* **Given data**:
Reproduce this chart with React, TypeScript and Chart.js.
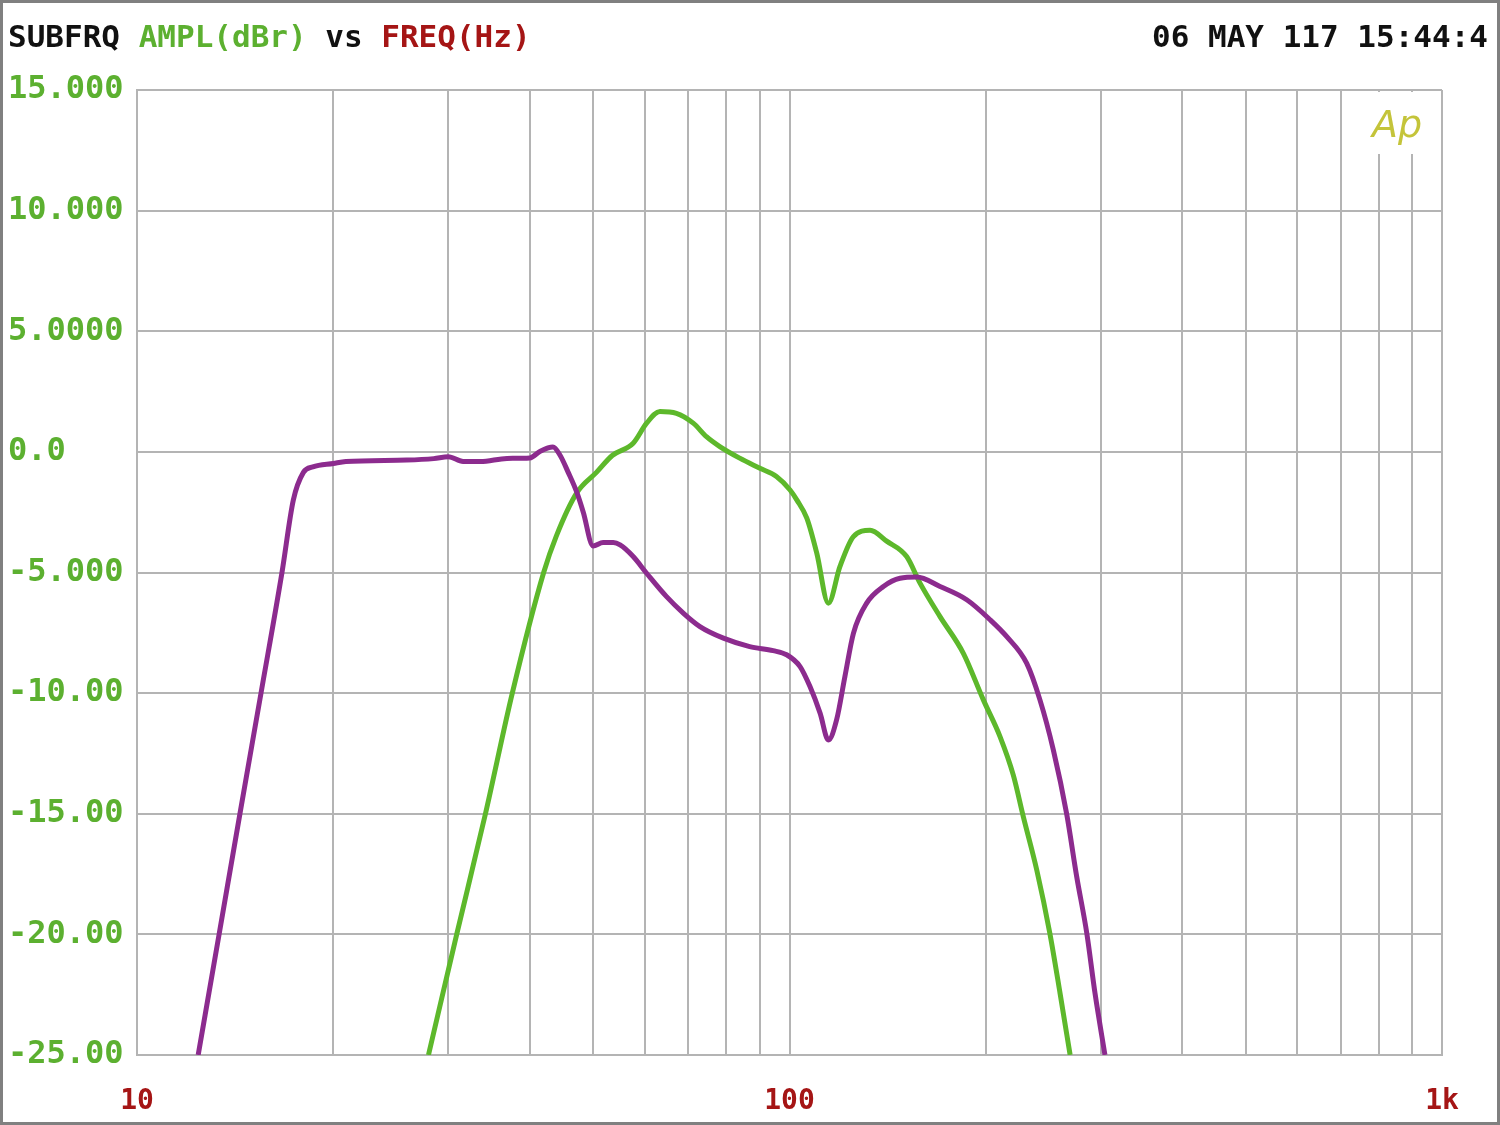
import React, { useEffect, useRef } from 'react';
import { Chart, registerables } from 'chart.js';
Chart.register(...registerables);

const purpleFreq = [12.41, 13.36, 14.38, 15.49, 16.68, 17.36, 17.99, 18.6, 20.0, 20.9, 25.9, 28.5, 30.0, 31.6, 33.6, 36.9, 40.0, 41.5, 43.4, 44.5, 45.8, 47.2, 48.3, 50.0, 51.8, 53.7, 55.0, 57.6, 60.4, 64.8, 68.8, 72.9, 79.2, 86.9, 94.4, 99.0, 103.8, 107.5, 111.4, 114.7, 118.1, 121.6, 125.3, 131.3, 139.3, 147.7, 156.7, 170.1, 186.9, 203, 215.3, 230.9, 242, 253.7, 266, 275.5, 285.5, 293.9, 304.4];
const purpleDb = [-25, -20, -15, -10, -5, -2.0, -0.85, -0.62, -0.48, -0.4, -0.34, -0.28, -0.2, -0.4, -0.4, -0.27, -0.25, 0.03, 0.2, -0.14, -0.85, -1.67, -2.5, -3.9, -3.76, -3.76, -3.86, -4.34, -5.03, -6.0, -6.69, -7.24, -7.72, -8.07, -8.24, -8.41, -8.9, -9.73, -10.83, -11.94, -11.1, -9.31, -7.52, -6.27, -5.58, -5.24, -5.19, -5.58, -6.13, -6.96, -7.66, -8.76, -10.28, -12.35, -15.02, -17.6, -19.95, -22.44, -25];

const greenFreq = [27.97, 30.9, 34.2, 37.6, 42.0, 43.9, 47.2, 50.6, 53.5, 57.6, 60.4, 63.3, 67.1, 71.2, 74.6, 78.2, 83.9, 90.1, 95.5, 100.2, 102.6, 106.3, 110.1, 114.7, 119.5, 125.3, 132.9, 140.9, 151.2, 158.5, 170.1, 184.7, 198.2, 210.2, 220.3, 228.2, 239.3, 250.6, 259.8, 269.2];
const greenDb = [-25, -20, -15, -10, -5, -3.5, -1.7, -0.85, -0.15, 0.36, 1.19, 1.67, 1.6, 1.19, 0.63, 0.22, -0.26, -0.68, -1.02, -1.58, -1.99, -2.75, -4.2, -6.27, -4.75, -3.51, -3.25, -3.7, -4.34, -5.44, -6.83, -8.35, -10.28, -11.8, -13.4, -15.12, -17.33, -19.95, -22.44, -25];

const xGridValues = [10, 20, 30, 40, 50, 60, 70, 80, 90, 100, 200, 300, 400, 500, 600, 700, 800, 900, 1000];
const xTickLabels: Record<number, string> = { 10: '10', 100: '100', 1000: '1k' };
const yTickValues = [15, 10, 5, 0, -5, -10, -15, -20, -25];
const yTickLabels = ['15.000', '10.000', '5.0000', '0.0', '-5.000', '-10.00', '-15.00', '-20.00', '-25.00'];

const headerParts = [
  { text: 'SUBFRQ ', color: '#111111' },
  { text: 'AMPL(dBr)', color: '#5cb030' },
  { text: ' vs ', color: '#111111' },
  { text: 'FREQ(Hz)', color: '#a51515' },
];
const dateText = '06 MAY 117 15:44:4';
const logoText = 'Ap';

const PURPLE = '#8c2b8e';
const GREEN = '#5db82b';
const GRID = '#b4b4b4';

const decorPlugin = {
  id: 'decor',
  beforeDatasetsDraw(chart: any) {
    const ctx = chart.ctx;
    const area = chart.chartArea;
    ctx.save();
    ctx.fillStyle = '#ffffff';
    ctx.fillRect(area.right - 82, area.top + 2, 72, 62);
    ctx.fillStyle = '#c4c43a';
    ctx.font = 'italic 38px "DejaVu Sans"';
    ctx.textAlign = 'left';
    ctx.textBaseline = 'alphabetic';
    ctx.fillText(logoText, area.right - 70, area.top + 47);
    ctx.restore();
  },
  afterDraw(chart: any) {
    const ctx = chart.ctx;
    ctx.save();
    ctx.font = 'bold 31px "DejaVu Sans Mono"';
    ctx.textBaseline = 'middle';
    ctx.textAlign = 'left';
    let x = 8;
    for (const p of headerParts) {
      ctx.fillStyle = p.color;
      ctx.fillText(p.text, x, 39);
      x += ctx.measureText(p.text).width;
    }
    ctx.fillStyle = '#111111';
    ctx.textAlign = 'right';
    ctx.fillText(dateText, 1488, 39);
    ctx.strokeStyle = '#808080';
    ctx.lineWidth = 3;
    ctx.strokeRect(1.5, 1.5, chart.width - 3, chart.height - 3);
    ctx.restore();
  },
};

export default function App() {
  const ref = useRef<HTMLCanvasElement | null>(null);
  useEffect(() => {
    document.body.style.margin = '0';
    const canvas = ref.current;
    if (!canvas) return;
    const chart = new Chart(canvas, {
      type: 'line',
      data: {
        datasets: [
          {
            label: 'purple',
            data: purpleFreq.map((f, i) => ({ x: f, y: purpleDb[i] })),
            borderColor: PURPLE,
            borderWidth: 5,
            pointRadius: 0,
            fill: false,
            cubicInterpolationMode: 'monotone',
          },
          {
            label: 'green',
            data: greenFreq.map((f, i) => ({ x: f, y: greenDb[i] })),
            borderColor: GREEN,
            borderWidth: 5,
            pointRadius: 0,
            fill: false,
            cubicInterpolationMode: 'monotone',
          },
        ],
      },
      options: {
        animation: false,
        responsive: false,
        maintainAspectRatio: false,
        layout: { padding: { left: 8, top: 90, right: 58, bottom: 0 } },
        plugins: { legend: { display: false }, tooltip: { enabled: false }, title: { display: false } },
        scales: {
          x: {
            type: 'logarithmic',
            min: 10,
            max: 1000,
            afterBuildTicks: (scale: any) => {
              scale.ticks = xGridValues.map((v) => ({ value: v }));
            },
            afterFit: (scale: any) => {
              scale.height = 70;
            },
            grid: { color: GRID, lineWidth: 2, drawTicks: false },
            border: { display: true, color: GRID, width: 2 },
            ticks: {
              autoSkip: false,
              maxRotation: 0,
              padding: 30,
              color: '#a51515',
              font: { family: '"DejaVu Sans Mono"', size: 28, weight: 'bold' },
              callback: (v: any) => xTickLabels[Number(v)] ?? '',
            },
          },
          y: {
            type: 'linear',
            min: -25,
            max: 15,
            afterBuildTicks: (scale: any) => {
              scale.ticks = yTickValues.map((v) => ({ value: v }));
            },
            afterFit: (scale: any) => {
              scale.width = 129;
            },
            grid: { color: GRID, lineWidth: 2, drawTicks: false },
            border: { display: true, color: GRID, width: 2 },
            ticks: {
              crossAlign: 'far',
              color: '#5cb030',
              font: { family: '"DejaVu Sans Mono"', size: 32, weight: 'bold' },
              callback: (v: any) => {
                const i = yTickValues.indexOf(Number(v));
                return i >= 0 ? yTickLabels[i] : '';
              },
            },
          },
        },
      },
      plugins: [decorPlugin],
    } as any);
    return () => chart.destroy();
  }, []);
  return (
    <div style={{ width: 1500, height: 1125, background: '#ffffff' }}>
      <canvas ref={ref} width={1500} height={1125} style={{ display: 'block', width: 1500, height: 1125 }} />
    </div>
  );
}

* **What is expected**: All of the data above should be quoted exactly, except for the pictures.

* **Task solution**:
Reproduce this chart with React, TypeScript and Chart.js.
import React, { useEffect, useRef } from 'react';
import { Chart, registerables } from 'chart.js';
Chart.register(...registerables);

const purpleFreq = [12.41, 13.36, 14.38, 15.49, 16.68, 17.36, 17.99, 18.6, 20.0, 20.9, 25.9, 28.5, 30.0, 31.6, 33.6, 36.9, 40.0, 41.5, 43.4, 44.5, 45.8, 47.2, 48.3, 50.0, 51.8, 53.7, 55.0, 57.6, 60.4, 64.8, 68.8, 72.9, 79.2, 86.9, 94.4, 99.0, 103.8, 107.5, 111.4, 114.7, 118.1, 121.6, 125.3, 131.3, 139.3, 147.7, 156.7, 170.1, 186.9, 203, 215.3, 230.9, 242, 253.7, 266, 275.5, 285.5, 293.9, 304.4];
const purpleDb = [-25, -20, -15, -10, -5, -2.0, -0.85, -0.62, -0.48, -0.4, -0.34, -0.28, -0.2, -0.4, -0.4, -0.27, -0.25, 0.03, 0.2, -0.14, -0.85, -1.67, -2.5, -3.9, -3.76, -3.76, -3.86, -4.34, -5.03, -6.0, -6.69, -7.24, -7.72, -8.07, -8.24, -8.41, -8.9, -9.73, -10.83, -11.94, -11.1, -9.31, -7.52, -6.27, -5.58, -5.24, -5.19, -5.58, -6.13, -6.96, -7.66, -8.76, -10.28, -12.35, -15.02, -17.6, -19.95, -22.44, -25];

const greenFreq = [27.97, 30.9, 34.2, 37.6, 42.0, 43.9, 47.2, 50.6, 53.5, 57.6, 60.4, 63.3, 67.1, 71.2, 74.6, 78.2, 83.9, 90.1, 95.5, 100.2, 102.6, 106.3, 110.1, 114.7, 119.5, 125.3, 132.9, 140.9, 151.2, 158.5, 170.1, 184.7, 198.2, 210.2, 220.3, 228.2, 239.3, 250.6, 259.8, 269.2];
const greenDb = [-25, -20, -15, -10, -5, -3.5, -1.7, -0.85, -0.15, 0.36, 1.19, 1.67, 1.6, 1.19, 0.63, 0.22, -0.26, -0.68, -1.02, -1.58, -1.99, -2.75, -4.2, -6.27, -4.75, -3.51, -3.25, -3.7, -4.34, -5.44, -6.83, -8.35, -10.28, -11.8, -13.4, -15.12, -17.33, -19.95, -22.44, -25];

const xGridValues = [10, 20, 30, 40, 50, 60, 70, 80, 90, 100, 200, 300, 400, 500, 600, 700, 800, 900, 1000];
const xTickLabels: Record<number, string> = { 10: '10', 100: '100', 1000: '1k' };
const yTickValues = [15, 10, 5, 0, -5, -10, -15, -20, -25];
const yTickLabels = ['15.000', '10.000', '5.0000', '0.0', '-5.000', '-10.00', '-15.00', '-20.00', '-25.00'];

const headerParts = [
  { text: 'SUBFRQ ', color: '#111111' },
  { text: 'AMPL(dBr)', color: '#5cb030' },
  { text: ' vs ', color: '#111111' },
  { text: 'FREQ(Hz)', color: '#a51515' },
];
const dateText = '06 MAY 117 15:44:4';
const logoText = 'Ap';

const PURPLE = '#8c2b8e';
const GREEN = '#5db82b';
const GRID = '#b4b4b4';

const decorPlugin = {
  id: 'decor',
  beforeDatasetsDraw(chart: any) {
    const ctx = chart.ctx;
    const area = chart.chartArea;
    ctx.save();
    ctx.fillStyle = '#ffffff';
    ctx.fillRect(area.right - 82, area.top + 2, 72, 62);
    ctx.fillStyle = '#c4c43a';
    ctx.font = 'italic 38px "DejaVu Sans"';
    ctx.textAlign = 'left';
    ctx.textBaseline = 'alphabetic';
    ctx.fillText(logoText, area.right - 70, area.top + 47);
    ctx.restore();
  },
  afterDraw(chart: any) {
    const ctx = chart.ctx;
    ctx.save();
    ctx.font = 'bold 31px "DejaVu Sans Mono"';
    ctx.textBaseline = 'middle';
    ctx.textAlign = 'left';
    let x = 8;
    for (const p of headerParts) {
      ctx.fillStyle = p.color;
      ctx.fillText(p.text, x, 39);
      x += ctx.measureText(p.text).width;
    }
    ctx.fillStyle = '#111111';
    ctx.textAlign = 'right';
    ctx.fillText(dateText, 1488, 39);
    ctx.strokeStyle = '#808080';
    ctx.lineWidth = 3;
    ctx.strokeRect(1.5, 1.5, chart.width - 3, chart.height - 3);
    ctx.restore();
  },
};

export default function App() {
  const ref = useRef<HTMLCanvasElement | null>(null);
  useEffect(() => {
    document.body.style.margin = '0';
    const canvas = ref.current;
    if (!canvas) return;
    const chart = new Chart(canvas, {
      type: 'line',
      data: {
        datasets: [
          {
            label: 'purple',
            data: purpleFreq.map((f, i) => ({ x: f, y: purpleDb[i] })),
            borderColor: PURPLE,
            borderWidth: 5,
            pointRadius: 0,
            fill: false,
            cubicInterpolationMode: 'monotone',
          },
          {
            label: 'green',
            data: greenFreq.map((f, i) => ({ x: f, y: greenDb[i] })),
            borderColor: GREEN,
            borderWidth: 5,
            pointRadius: 0,
            fill: false,
            cubicInterpolationMode: 'monotone',
          },
        ],
      },
      options: {
        animation: false,
        responsive: false,
        maintainAspectRatio: false,
        layout: { padding: { left: 8, top: 90, right: 58, bottom: 0 } },
        plugins: { legend: { display: false }, tooltip: { enabled: false }, title: { display: false } },
        scales: {
          x: {
            type: 'logarithmic',
            min: 10,
            max: 1000,
            afterBuildTicks: (scale: any) => {
              scale.ticks = xGridValues.map((v) => ({ value: v }));
            },
            afterFit: (scale: any) => {
              scale.height = 70;
            },
            grid: { color: GRID, lineWidth: 2, drawTicks: false },
            border: { display: true, color: GRID, width: 2 },
            ticks: {
              autoSkip: false,
              maxRotation: 0,
              padding: 30,
              color: '#a51515',
              font: { family: '"DejaVu Sans Mono"', size: 28, weight: 'bold' },
              callback: (v: any) => xTickLabels[Number(v)] ?? '',
            },
          },
          y: {
            type: 'linear',
            min: -25,
            max: 15,
            afterBuildTicks: (scale: any) => {
              scale.ticks = yTickValues.map((v) => ({ value: v }));
            },
            afterFit: (scale: any) => {
              scale.width = 129;
            },
            grid: { color: GRID, lineWidth: 2, drawTicks: false },
            border: { display: true, color: GRID, width: 2 },
            ticks: {
              crossAlign: 'far',
              color: '#5cb030',
              font: { family: '"DejaVu Sans Mono"', size: 32, weight: 'bold' },
              callback: (v: any) => {
                const i = yTickValues.indexOf(Number(v));
                return i >= 0 ? yTickLabels[i] : '';
              },
            },
          },
        },
      },
      plugins: [decorPlugin],
    } as any);
    return () => chart.destroy();
  }, []);
  return (
    <div style={{ width: 1500, height: 1125, background: '#ffffff' }}>
      <canvas ref={ref} width={1500} height={1125} style={{ display: 'block', width: 1500, height: 1125 }} />
    </div>
  );
}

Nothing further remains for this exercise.